I sat on my front porch and the tears rolled Saturday morning as I drank my coffee and tried to figure out what to do next. I had that song blaring from my cell phone over and over to get through my thick skull that I serve a God who cares and a God who knows all I have done, has forgiven me and loves me still every night and day no matter how much I only see my failures, my God does not see me that way.

Then a couple days later, I was at the office by myself and I went over to youtube.com and found a teaching series from Priscilla Shirer. I picked it randomly because I love her teaching and how she shares God's message. Her message that day was "He sees you". WOW, more tears fell and the message got through to me and my little candle of hope shined brighter and dispelled the darkness that tries to swallow me up.

Then, Sunday, I hear a message from Pastor Jamie that reminds me that we all matter, we all have something to give even if it seems very very small. We all have something we can do to serve and help others.

And I humbly say, Dear Lord, I get it, I can serve and I can make a difference, show me what to do.

Thank you Lord for my parents, my family and my mom tribe (Judy, Denise, Linda and Becca). Thank for the couch to sit on, the table to crochet at, the conversation, the text message or the phone call. I love each of you.

I have to admit, I do not consider myself strong by any means, but with my friends and family surrounding me (both local and virtually), I know I am pretty strong. 

I am asking for prayer as I close today's blog. Thursday morning at 8am central I have to be at Horizon for cataract surgery. I know how routine the surgery is and I have heard mostly good stories, and nevertheless, I am anxious and scared of being put under and not waking up.
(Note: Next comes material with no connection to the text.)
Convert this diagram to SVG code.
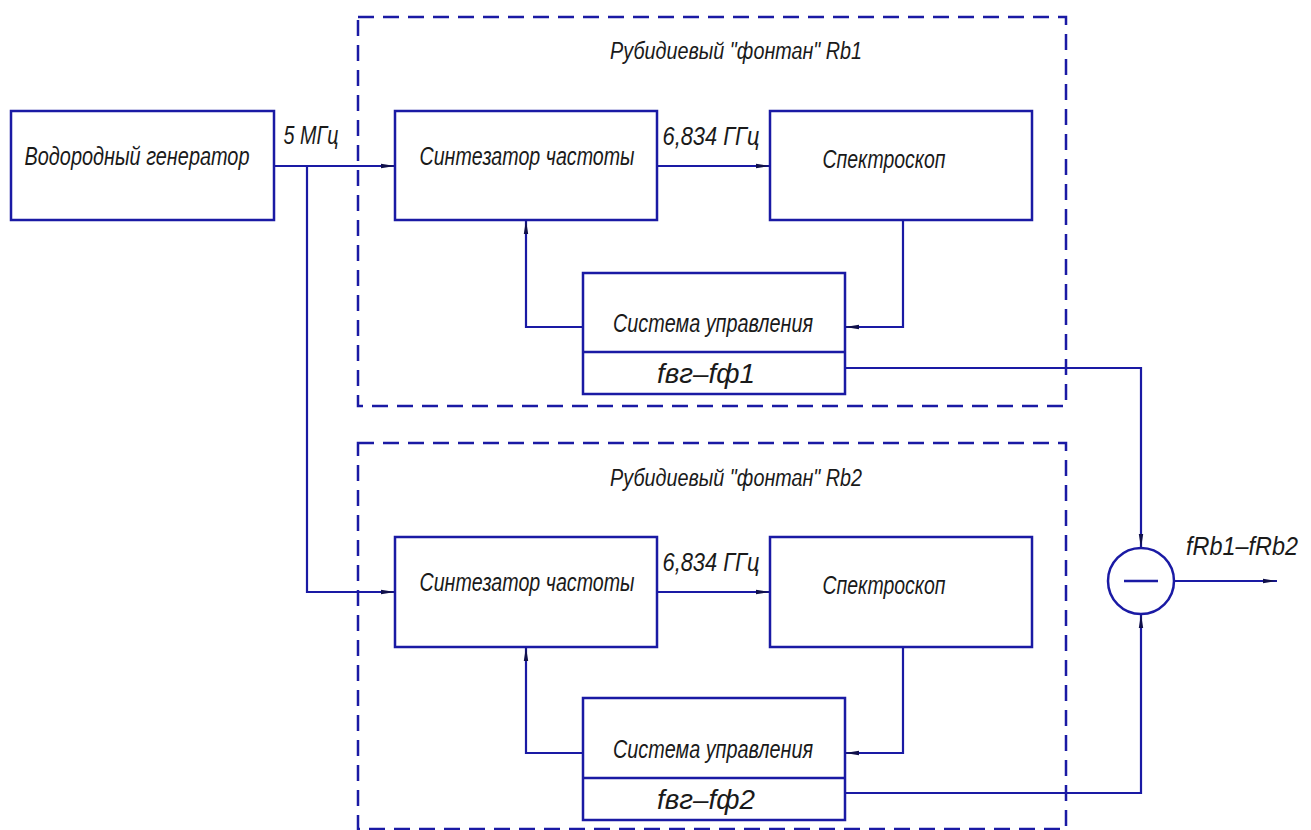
<svg xmlns="http://www.w3.org/2000/svg" width="1311" height="830" viewBox="0 0 1311 830">
<defs>
<style>
.box{fill:none;stroke:#1a1aa4;stroke-width:2.5}
.dash{fill:none;stroke:#1a1aa4;stroke-width:2.5;stroke-dasharray:16 9}
.ln{fill:none;stroke:#1a1aa4;stroke-width:2.2}
text{font-family:"Liberation Sans Narrow","Liberation Sans",Arial,sans-serif;font-style:italic;fill:#1a1a1a;text-anchor:middle}
.t{font-size:25px}
.h{font-size:23px}
.l{font-size:28px}
.o{font-size:25px}
</style>
<marker id="ar" viewBox="0 0 14 6" refX="14" refY="3" markerWidth="14" markerHeight="6" markerUnits="userSpaceOnUse" orient="auto">
<path d="M0,0.8 L14,3 L0,5.2 z" fill="#10104a"/>
</marker>
</defs>
<rect width="1311" height="830" fill="#fff"/>

<g id="frame1"><rect class="dash" x="358" y="17" width="708" height="389"/>
<text class="h" x="736" y="59" textLength="252" lengthAdjust="spacingAndGlyphs">Рубидиевый "фонтан" Rb1</text></g>
<g id="frame2"><rect class="dash" x="358" y="443" width="708" height="386"/>
<text class="h" x="736" y="486" textLength="252" lengthAdjust="spacingAndGlyphs">Рубидиевый "фонтан" Rb2</text></g>

<g id="h-gen"><rect class="box" x="11" y="111" width="263" height="109"/>
<text class="t" x="137" y="165" textLength="225" lengthAdjust="spacingAndGlyphs">Водородный генератор</text></g>

<g id="synth1"><rect class="box" x="395" y="111" width="262" height="109"/>
<text class="t" x="527" y="165" textLength="215" lengthAdjust="spacingAndGlyphs">Синтезатор частоты</text></g>
<g id="spectro1"><rect class="box" x="770" y="111" width="262" height="109"/>
<text class="t" x="884" y="168" textLength="123" lengthAdjust="spacingAndGlyphs">Спектроскоп</text></g>
<g id="control1"><rect class="box" x="583" y="273" width="262" height="121"/>
<line class="box" x1="583" y1="352" x2="845" y2="352"/>
<text class="t" x="713" y="332" textLength="200" lengthAdjust="spacingAndGlyphs">Система управления</text>
<text class="l" x="706" y="383" textLength="98" lengthAdjust="spacingAndGlyphs">fвг–fф1</text></g>

<g id="synth2"><rect class="box" x="395" y="537" width="262" height="110"/>
<text class="t" x="527" y="591" textLength="215" lengthAdjust="spacingAndGlyphs">Синтезатор частоты</text></g>
<g id="spectro2"><rect class="box" x="770" y="537" width="262" height="110"/>
<text class="t" x="884" y="594" textLength="123" lengthAdjust="spacingAndGlyphs">Спектроскоп</text></g>
<g id="control2"><rect class="box" x="583" y="698" width="262" height="122"/>
<line class="box" x1="583" y1="778" x2="845" y2="778"/>
<text class="t" x="713" y="758" textLength="200" lengthAdjust="spacingAndGlyphs">Система управления</text>
<text class="l" x="706" y="809" textLength="98" lengthAdjust="spacingAndGlyphs">fвг–fф2</text></g>

<g id="subtractor"><circle class="box" cx="1141" cy="581" r="33"/>
<line class="box" x1="1124" y1="581" x2="1158" y2="581"/></g>

<g id="connectors">
<path class="ln" d="M274,166 H395" marker-end="url(#ar)"/>
<path class="ln" d="M307,166 V592 H395" marker-end="url(#ar)"/>
<path class="ln" d="M657,166 H770" marker-end="url(#ar)"/>
<path class="ln" d="M903,220 V327 H845" marker-end="url(#ar)"/>
<path class="ln" d="M583,327 H526 V220" marker-end="url(#ar)"/>
<path class="ln" d="M845,368 H1141 V548" marker-end="url(#ar)"/>
<path class="ln" d="M657,592 H770" marker-end="url(#ar)"/>
<path class="ln" d="M903,647 V753 H845" marker-end="url(#ar)"/>
<path class="ln" d="M583,753 H526 V647" marker-end="url(#ar)"/>
<path class="ln" d="M845,793 H1141 V614" marker-end="url(#ar)"/>
<path class="ln" d="M1174,581 H1277" marker-end="url(#ar)"/>
</g>

<g id="labels">
<text class="t" x="311" y="144" textLength="55" lengthAdjust="spacingAndGlyphs">5 МГц</text>
<text class="t" x="711" y="145" textLength="97" lengthAdjust="spacingAndGlyphs">6,834 ГГц</text>
<text class="t" x="711" y="571" textLength="97" lengthAdjust="spacingAndGlyphs">6,834 ГГц</text>
<text class="o" x="1242" y="555" textLength="112" lengthAdjust="spacingAndGlyphs">fRb1–fRb2</text>
</g>
</svg>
Pray for me to remain calm, follow doctor's orders and for God to guide the doctor's hands as they do the procedure.
My sweet husband will be by my side to take care of me, get me home and all that follow up stuff, so pray for him too.

Much love to all of you!
Remember to be kind to others, call a friend, text another friend and help someone who needs help everyday.  If you need assistance, call the hotline at 1-800-799-7233.